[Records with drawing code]
┄┄┄┄┄┄┄┄┄┄
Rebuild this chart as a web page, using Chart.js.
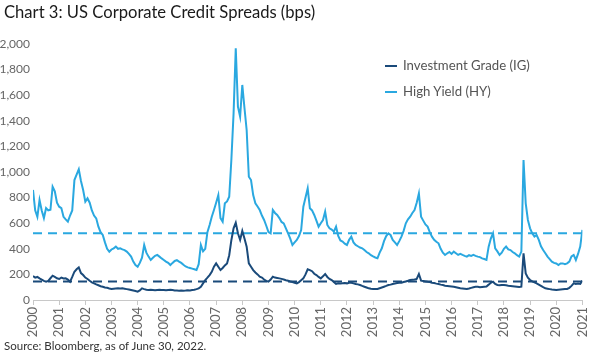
<!DOCTYPE html>
<html>
<head>
<meta charset="utf-8">
<script src="https://cdn.jsdelivr.net/npm/chart.js@4/dist/chart.umd.min.js"></script>
<style>
  html, body { margin: 0; padding: 0; background: #fff; }
  #wrap { position: relative; width: 600px; height: 353px; font-family: Lato, "Noto Sans", sans-serif; }
  #title { position: absolute; left: 4px; top: 2px; font-size: 16.6px; color: #1a1a1a; white-space: nowrap; }
  #source { position: absolute; left: 4px; top: 339px; font-size: 11.5px; color: #333; white-space: nowrap; }
  #legend { position: absolute; left: 385px; top: 56px; font-size: 13.2px; color: #555; }
  #legend div { height: 26px; line-height: 18px; white-space: nowrap; }
  #legend span.mk { display: inline-block; width: 12px; height: 2px; vertical-align: middle; margin-right: 6px; position: relative; top: -1px; }
  canvas { position: absolute; left: 0; top: 0; }
</style>
</head>
<body>
<div id="wrap">
  <canvas id="spreadChart" width="600" height="353"></canvas>
  <div id="title">Chart 3: US Corporate Credit Spreads (bps)</div>
  <div id="legend"></div>
  <div id="source">Source: Bloomberg, as of June 30, 2022.</div>
</div>
<script>
//DATA
var years = ["2000", "2001", "2002", "2003", "2004", "2005", "2006", "2007", "2008", "2009", "2010",
    "2011", "2012", "2013", "2014", "2015", "2016", "2017", "2018", "2019", "2020", "2021"];

// monthly points, 12 per year label, last point on the 2021 tick
var highYield = [
    860, 700, 650, 781, 700, 640, 718, 700, 705, 885, 850, 760,
    729, 718, 650, 630, 612, 660, 700, 937, 980, 1021, 930, 859,
    768, 794, 760, 700, 660, 638, 573, 530, 508, 450, 400, 378,
    395, 404, 417, 400, 404, 395, 390, 378, 360, 339, 300, 273,
    260, 290, 330, 430, 370, 339, 313, 330, 345, 352, 339, 325,
    313, 300, 290, 273, 290, 305, 312, 300, 290, 275, 262, 255,
    250, 245, 240, 234, 280, 430, 380, 400, 530, 586, 650, 703,
    760, 820, 640, 612, 755, 770, 807, 1100, 1458, 1966, 1510, 1432,
    1680, 1500, 1328, 963, 937, 820, 755, 730, 703, 660, 625, 580,
    530, 521, 703, 680, 664, 640, 610, 599, 560, 521, 480, 430,
    450, 469, 500, 547, 729, 800, 872, 716, 700, 664, 620, 573,
    600, 625, 690, 586, 560, 550, 534, 573, 500, 465, 456, 440,
    430, 470, 495, 450, 430, 420, 410, 404, 390, 375, 365, 350,
    340, 332, 326, 370, 404, 460, 500, 521, 508, 469, 450, 430,
    460, 495, 540, 599, 630, 651, 680, 703, 760, 833, 651, 620,
    590, 573, 530, 495, 470, 455, 443, 400, 370, 352, 365, 375,
    360, 378, 365, 352, 360, 352, 345, 339, 350, 345, 352, 345,
    339, 335, 325, 320, 313, 417, 480, 521, 404, 380, 352, 370,
    400, 417, 395, 390, 375, 365, 350, 339, 378, 1094, 755, 625,
    560, 521, 495, 508, 470, 420, 390, 365, 339, 320, 300, 290,
    285, 273, 285, 286, 280, 286, 300, 340, 352, 313, 360, 417,
    547
];

var investmentGrade = [
    187, 175, 180, 169, 160, 150, 143, 150, 170, 190, 180, 170,
    164, 175, 168, 169, 160, 143, 180, 221, 240, 255, 210, 195,
    175, 164, 150, 138, 130, 122, 115, 108, 104, 98, 95, 90,
    86, 88, 90, 92, 90, 91, 88, 85, 82, 78, 74, 70,
    65, 75, 91, 85, 80, 78, 80, 78, 76, 78, 80, 78,
    78, 76, 78, 80, 78, 75, 74, 73, 75, 73, 74, 76,
    75, 78, 80, 85, 91, 104, 130, 156, 175, 195, 220, 260,
    286, 260, 234, 250, 270, 286, 350, 469, 560, 604, 521, 469,
    539, 480, 417, 286, 260, 234, 215, 200, 182, 175, 160, 150,
    143, 160, 182, 175, 172, 169, 165, 160, 155, 151, 145, 140,
    135, 130, 140, 155, 169, 200, 240, 234, 225, 205, 195, 180,
    169, 185, 203, 180, 165, 156, 140, 125, 130, 128, 130, 132,
    130, 135, 135, 130, 125, 122, 117, 110, 104, 98, 91, 88,
    86, 85, 86, 92, 98, 104, 110, 117, 120, 125, 128, 132,
    135, 135, 140, 145, 150, 156, 158, 160, 165, 203, 151, 148,
    145, 142, 140, 135, 132, 128, 125, 120, 117, 112, 110, 108,
    106, 104, 100, 96, 92, 90, 88, 86, 90, 95, 100, 104,
    104, 100, 102, 104, 106, 120, 135, 143, 125, 117, 115, 118,
    117, 115, 112, 110, 108, 106, 104, 102, 104, 365, 208, 175,
    156, 145, 138, 130, 120, 110, 100, 91, 88, 85, 82, 80,
    78, 80, 82, 84, 86, 86, 95, 110, 130, 125, 128, 125,
    151
];

var hyAverage = 521;
var igAverage = 145;

var igColor = "#1a4a7a";
var hyColor = "#2aa8e0";

//INDEX LABELS FOR THE LINEAR X AXIS
var monthIndex = [];
for (var i = 0; i < highYield.length; i++) {
    monthIndex.push(i);
}

//DASHED AVERAGE LINES
var averageLines = {
    id: "averageLines",
    beforeDatasetsDraw: function(chart) {
        var c = chart.ctx;
        var area = chart.chartArea;
        var y = chart.scales.y;
        [[hyAverage, hyColor], [igAverage, igColor]].forEach(function(a) {
            var py = y.getPixelForValue(a[0]);
            c.save();
            c.strokeStyle = a[1];
            c.lineWidth = 2;
            c.setLineDash([9, 6]);
            c.beginPath();
            c.moveTo(area.left, py);
            c.lineTo(area.right, py);
            c.stroke();
            c.restore();
        });
    }
};

var ctx = document.getElementById("spreadChart").getContext("2d");
var spreadChart = new Chart(ctx, {
    type: "line",
    data: {
        labels: monthIndex,
        datasets: [{
            label: "Investment Grade (IG)",
            data: investmentGrade,
            borderColor: igColor,
            borderWidth: 2,
            pointRadius: 0,
            tension: 0
        }, {
            label: "High Yield (HY)",
            data: highYield,
            borderColor: hyColor,
            borderWidth: 2,
            pointRadius: 0,
            tension: 0
        }]
    },
    options: {
        animation: false,
        responsive: false,
        layout: {
            padding: { top: 44, right: 7, left: 0, bottom: 0 }
        },
        plugins: {
            legend: { display: false },
            tooltip: { enabled: false }
        },
        scales: {
            x: {
                type: "linear",
                min: 0,
                max: 252,
                afterFit: function(scale) { scale.height = 53; },
                grid: {
                    display: true,
                    drawOnChartArea: false,
                    drawTicks: true,
                    tickLength: 5,
                    color: "#c8c8c8"
                },
                border: { display: true, color: "#c8c8c8", width: 1 },
                ticks: {
                    stepSize: 12,
                    autoSkip: false,
                    minRotation: 90,
                    maxRotation: 90,
                    padding: 2,
                    color: "#666",
                    font: { family: "Lato", size: 13 },
                    callback: function(value) {
                        return years[value / 12];
                    }
                }
            },
            y: {
                min: 0,
                max: 2000,
                afterFit: function(scale) { scale.width = 33; },
                grid: { display: false, drawTicks: false },
                border: { display: false },
                ticks: {
                    stepSize: 200,
                    padding: 3,
                    color: "#666",
                    font: { family: "Lato", size: 12 },
                    callback: function(value) {
                        return value.toLocaleString("en-US");
                    }
                }
            }
        }
    },
    plugins: [averageLines]
});

//HTML LEGEND
var legend = document.getElementById("legend");
spreadChart.data.datasets.forEach(function(ds) {
    var row = document.createElement("div");
    var mk = document.createElement("span");
    mk.className = "mk";
    mk.style.background = ds.borderColor;
    row.appendChild(mk);
    row.appendChild(document.createTextNode(ds.label));
    legend.appendChild(row);
});
</script>
</body>
</html>
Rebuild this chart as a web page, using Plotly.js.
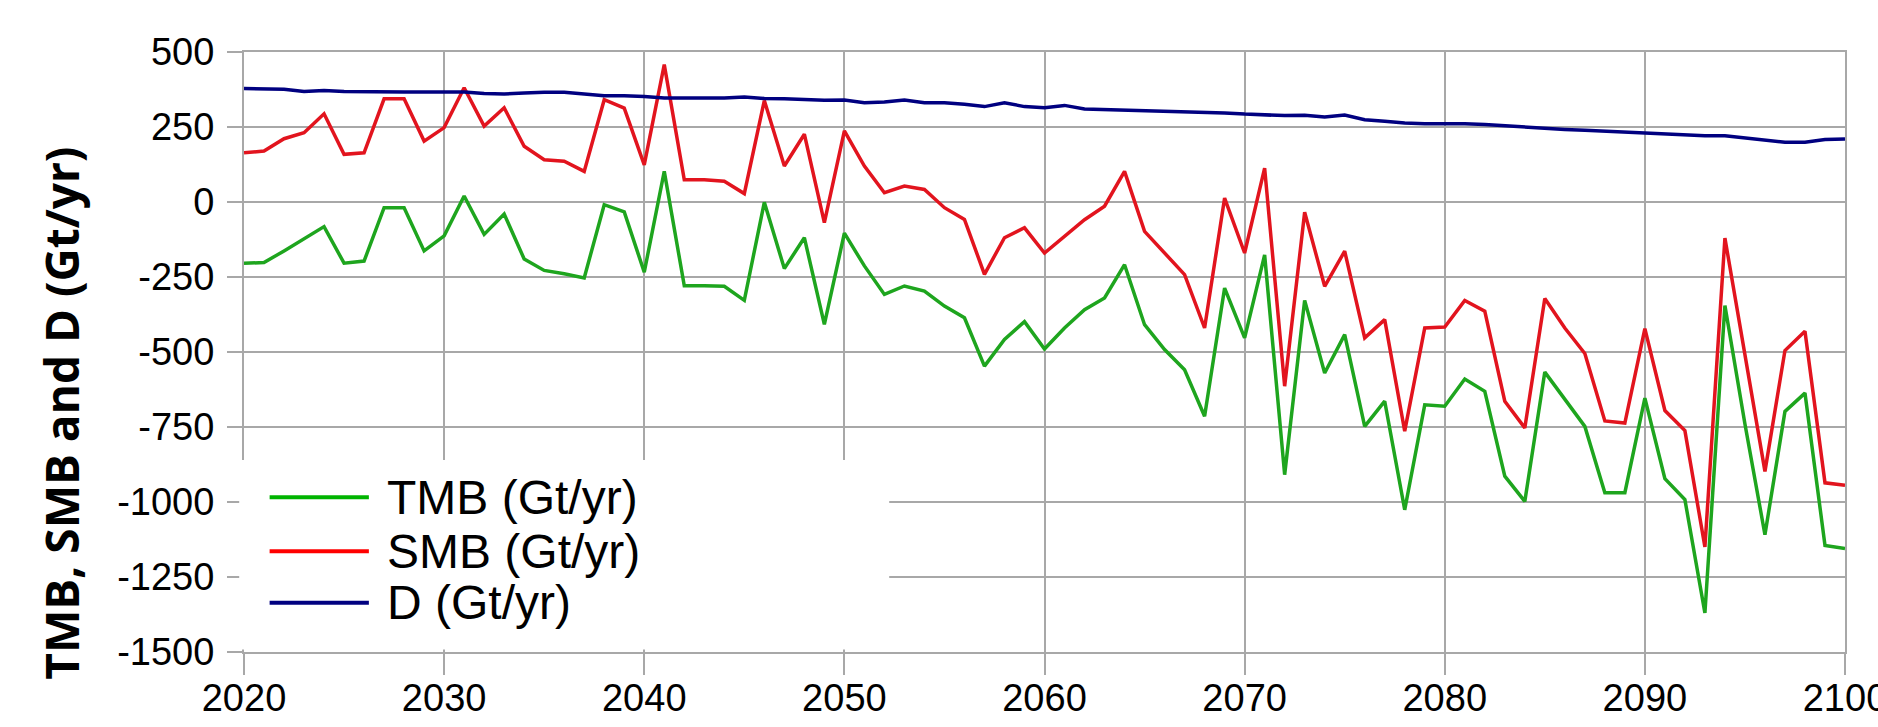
┄┄┄┄┄┄┄┄┄┄
**Goal:** Which lines include the word "page"? Copy every one of them.

**Finished task:**
Rebuild this chart as a web page, using Chart.js.
Rebuild this chart as a web page, using Plotly.js.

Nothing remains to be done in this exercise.